Abraham’s visitors looked down toward Sodom and moved in that direction. Again, like a model host, Abraham walked with them part way to see them off. Abraham was exhibiting the honor his guests deserve. And it is because of this honor and love that he extended to them, that clearly God paused long enough to consider whether or not He should share with Abraham what was about to happen with respect to Sodom. God takes those that love Him dearly into His confidence on certain matters. That is why sometimes we hear devoted people say, “I have a peace in my heart about what God is going to do here.” In Abraham’s case, the Lord speaks again, but it is not clear whether he spoke to Himself or to those that were with Him, or openly so that Abraham could hear Him. Nevertheless, because of who Abraham is and what he will be, God decides to let him in on the future of a land that is dear to Abraham, if only for the fact that his nephew Lot and his family had settled there.
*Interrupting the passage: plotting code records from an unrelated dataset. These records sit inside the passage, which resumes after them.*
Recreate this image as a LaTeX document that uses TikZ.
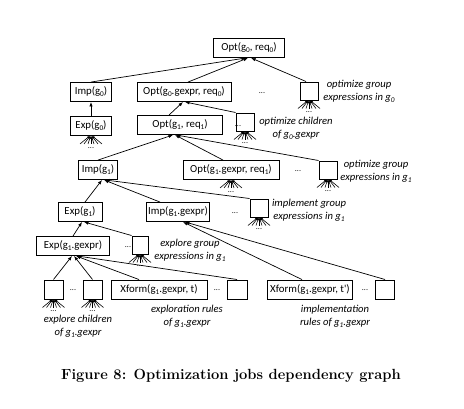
\documentclass[tikz,border=0pt]{standalone}
\usepackage{fontspec}
\newfontfamily\cf{Carlito}
\usetikzlibrary{arrows.meta,calc}
\newcommand\sbs[1]{\raisebox{-0.4ex}{\fontsize{7.3}{7.3}\selectfont #1}}
\newcommand\fanat[2]{%
  \foreach \dx in {-11,-7,-3,0,3,7,11}{\draw[fanl] ([shift={(\dx,8)}]#1.south) -- ([shift={(\dx*0.12,0)}]#1.south);}
  \node[dots] (#2) at ([shift={(0,12)}]#1.south) {...};}
\begin{document}
\begin{tikzpicture}[x=1pt,y=-1pt,
  box/.style={draw,line width=0.9pt,minimum height=19pt,inner sep=0pt,font=\cf\fontsize{10.8}{12}\selectfont},
  sq/.style={draw,line width=1pt,minimum width=18pt,minimum height=18pt,inner sep=0pt},
  arr/.style={-{Latex[length=4.5pt,width=3.4pt]},line width=0.7pt},
  fanl/.style={-{Latex[length=2.6pt,width=2.2pt]},line width=0.6pt},
  lab/.style={font=\cf\itshape\fontsize{10.6}{12.8}\selectfont,align=center,inner sep=0pt},
  dots/.style={font=\cf\fontsize{8}{8}\selectfont,inner sep=0pt}]
\useasboundingbox (0,0) rectangle (464,408);
% level 0
\node[box,minimum width=71pt] (o0) at (249,48) {Opt(g\sbs{0}, req\sbs{0})};
% level 1
\node[box,minimum width=41pt] (i0) at (91,92) {Imp(g\sbs{0})};
\node[box,minimum width=94pt] (og0) at (184,92) {Opt(g\sbs{0}.gexpr, req\sbs{0})};
\node[dots] (d1) at (262,93) {...};
\node[sq] (s0) at (309,91) {};
\node[lab] (l0) at (359,91) {optimize group\\expressions in g\sbs{0}};
% level 2
\node[box,minimum width=41pt] (e0) at (91,126) {Exp(g\sbs{0})};
\node[box,minimum width=85pt] (o1) at (180,125) {Opt(g\sbs{1}, req\sbs{1})};
\node[dots] (d2) at (238,126) {...};
\node[sq] (s1) at (245,122) {};
\node[lab] (l1) at (296,128) {optimize children\\of g\sbs{0}.gexpr};
% level 3
\node[box,minimum width=39pt] (i1) at (98,170) {Imp(g\sbs{1})};
\node[box,minimum width=96pt] (og1) at (231,170) {Opt(g\sbs{1}.gexpr, req\sbs{1})};
\node[dots] (d3) at (298,171) {...};
\node[sq] (s2) at (328,170) {};
\node[lab] (l2) at (376,171) {optimize group\\expressions in g\sbs{1}};
% level 4
\node[box,minimum width=44pt] (e1) at (80,212) {Exp(g\sbs{1})};
\node[box,minimum width=63pt] (ig1) at (178,212) {Imp(g\sbs{1}.gexpr)};
\node[dots] (d4) at (235,213) {...};
\node[sq] (s3) at (259,208) {};
\node[lab] (l3) at (309,210) {implement group\\expressions in g\sbs{1}};
% level 5
\node[box,minimum width=73pt] (eg1) at (73,246) {Exp(g\sbs{1}.gexpr)};
\node[dots] (d5) at (128,247) {...};
\node[sq,minimum width=16pt] (s4) at (140,245) {};
\node[lab] (l4) at (190,250) {explore group\\expressions in g\sbs{1}};
% level 6
\node[sq,minimum width=19pt,minimum height=19pt] (b1) at (53.5,289.5) {};
\node[dots] (d6) at (73,290) {...};
\node[sq,minimum width=19pt,minimum height=19pt] (b2) at (92.5,289.5) {};
\node[box,minimum width=96pt] (xt) at (159,289.5) {Xform(g\sbs{1}.gexpr, t)};
\node[dots] (d7) at (217,290) {...};
\node[sq,minimum width=20pt,minimum height=19pt] (b3) at (237,289.5) {};
\node[box,minimum width=85pt] (xt2) at (310,289.5) {Xform(g\sbs{1}.gexpr, t')};
\node[dots] (d8) at (365,290) {...};
\node[sq,minimum width=19pt,minimum height=19pt] (b4) at (385,289.5) {};
\node[lab] (l5) at (78,326) {explore children\\of g\sbs{1}.gexpr};
\node[lab] (l6) at (187,316) {exploration rules\\of g\sbs{1}.gexpr};
\node[lab] (l7) at (335,316) {implementation\\rules of g\sbs{1}.gexpr};
% caption
\node[font=\bfseries\fontsize{14.7}{17}\selectfont,inner sep=0pt] (cap) at (231,376) {Figure 8: Optimization jobs dependency graph};
% fans
\fanat{s0}{f0}
\fanat{e0}{f1}
\fanat{s1}{f2}
\fanat{og1}{f3}
\fanat{s2}{f4}
\fanat{s3}{f5}
\fanat{s4}{f6}
\fanat{b1}{f7}
\fanat{b2}{f8}
% edges
\draw[arr] (i0.north) -- ([xshift=-3pt]o0.south);
\draw[arr] ([xshift=4pt]og0.north) -- ([xshift=-1pt]o0.south);
\draw[arr] ([xshift=-3pt]s0.north) -- ([xshift=2pt]o0.south);
\draw[arr] (e0) -- (i0);
\draw[arr] ([xshift=-11pt]o1.north) -- ([xshift=-1pt]og0.south);
\draw[arr] (s1.north west) -- ([xshift=1pt]og0.south);
\draw[arr] (i1.north) -- ([xshift=-7pt]o1.south);
\draw[arr] ([xshift=-8pt]og1.north) -- ([xshift=-5pt]o1.south);
\draw[arr] (s2.north west) -- ([xshift=-4pt]o1.south);
\draw[arr] ([xshift=5pt]e1.north) -- ([xshift=4pt]i1.south);
\draw[arr] ([xshift=-18pt]ig1.north) -- ([xshift=6pt]i1.south);
\draw[arr] (s3.north west) -- ([xshift=7pt]i1.south);
\draw[arr] (eg1.north) -- ([xshift=2pt]e1.south);
\draw[arr] (s4.north west) -- ([xshift=4pt]e1.south);
\draw[arr] (b1.north) -- ([xshift=-1pt]eg1.south);
\draw[arr] (b2.north) -- ([xshift=1pt]eg1.south);
\draw[arr] ([xshift=-20pt]xt.north) -- ([xshift=3pt]eg1.south);
\draw[arr] (b3.north) -- ([xshift=4pt]eg1.south);
\draw[arr] ([xshift=-8pt]xt2.north) -- ([xshift=5pt]ig1.south);
\draw[arr] (b4.north) -- ([xshift=7pt]ig1.south);
\end{tikzpicture}
\end{document}
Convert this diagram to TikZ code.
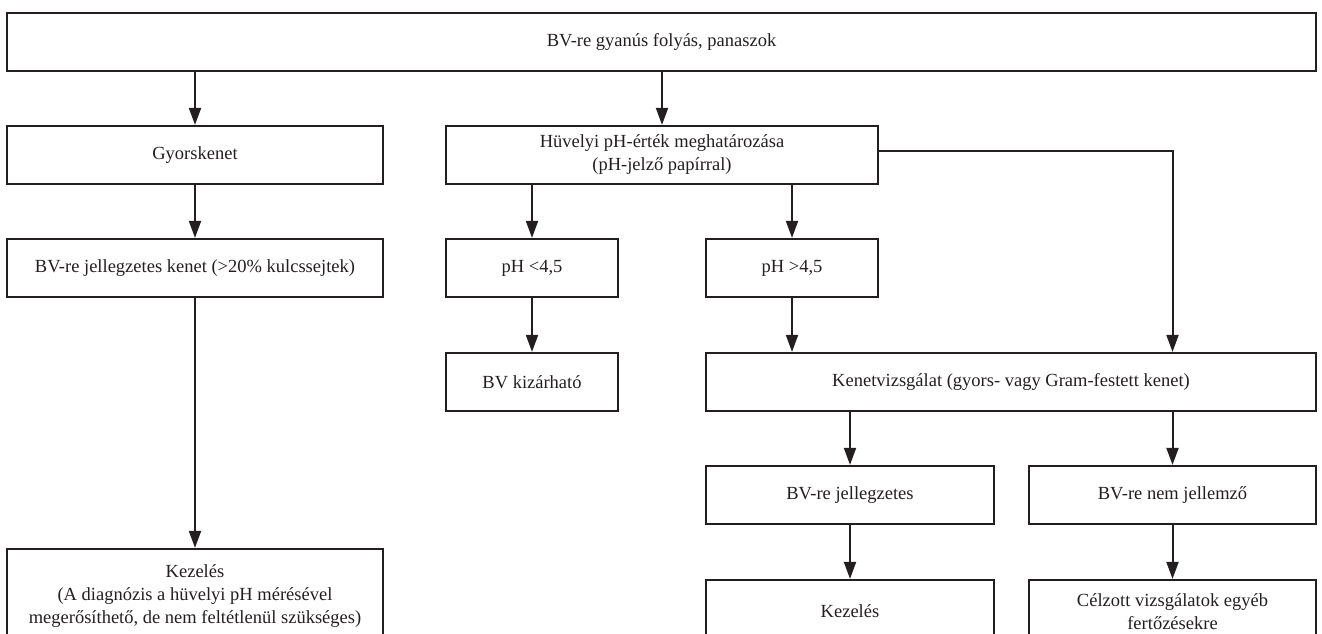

Part of God’s reasoning in sharing the future with Abraham was the phrase, “For I have chosen him.” When God chooses us, He has great plans for us and He works with us on those plans if we let Him. He was doing that earlier with Abraham with respect to an heir and here in this passage, He is about to do it with respect to Sodom’s future. But tucked away in these verses is part of the on-going relationship requirement between God and His chosen ones. The text says God chose Abraham “in order that” he “commands” his children and household (which included Abraham’s business in those days) to keep God’s way by doing what is righteous and just. But it does not stop there, it continues to say, that all this is required “in order that” God brings to Abraham the blessings or covenant He has made with him.

This passage certainly gives rise to questions. What does the word ‘command’ mean here? What if Abraham does his part, but the children do not? What about God’s promise to Abraham? Why won’t God help Abraham if the children or household do not live righteously and justly? And so on.

Today we may use the word command in two ways, both to order others to do something (as in “I command you to leave”) or to take charge and be responsible for the operation of something (as in “he was in command of the ship”). The Hebrew word used in our current text is tsavah and translators seem to favor the first of our two modern uses of the word. I know I will be in contentious waters here, but I believe God wants us as parents and heads of households and businesses to command those under our authority to follow God’s way but only as long as they want to remain in our authority. We cannot allow our children living at home to do things that are unrighteous or unjust. They cannot break the laws of God or the laws of the land. Employees in our employ and our entire business must be run in a righteous, fair, and ethical manner. But at the same time, we must also note that doing righteous things and acting justly does not constitute a total relationship with God. God wants us to love Him and desire Him as a God and Father.

Based on those two ideas then, a parent or a business owner can only expect that in his household and business, those under his authority will act righteously and justly. He cannot control their hearts or minds. Once they leave his authority, as children get older and get married, as employees leave the business, etc., the father or owner is no longer responsible for them. Clearly, should they continue to live righteously and justly, it will stand the head of the household well, but I believe it is not a requirement for him to receive his promised blessing from God.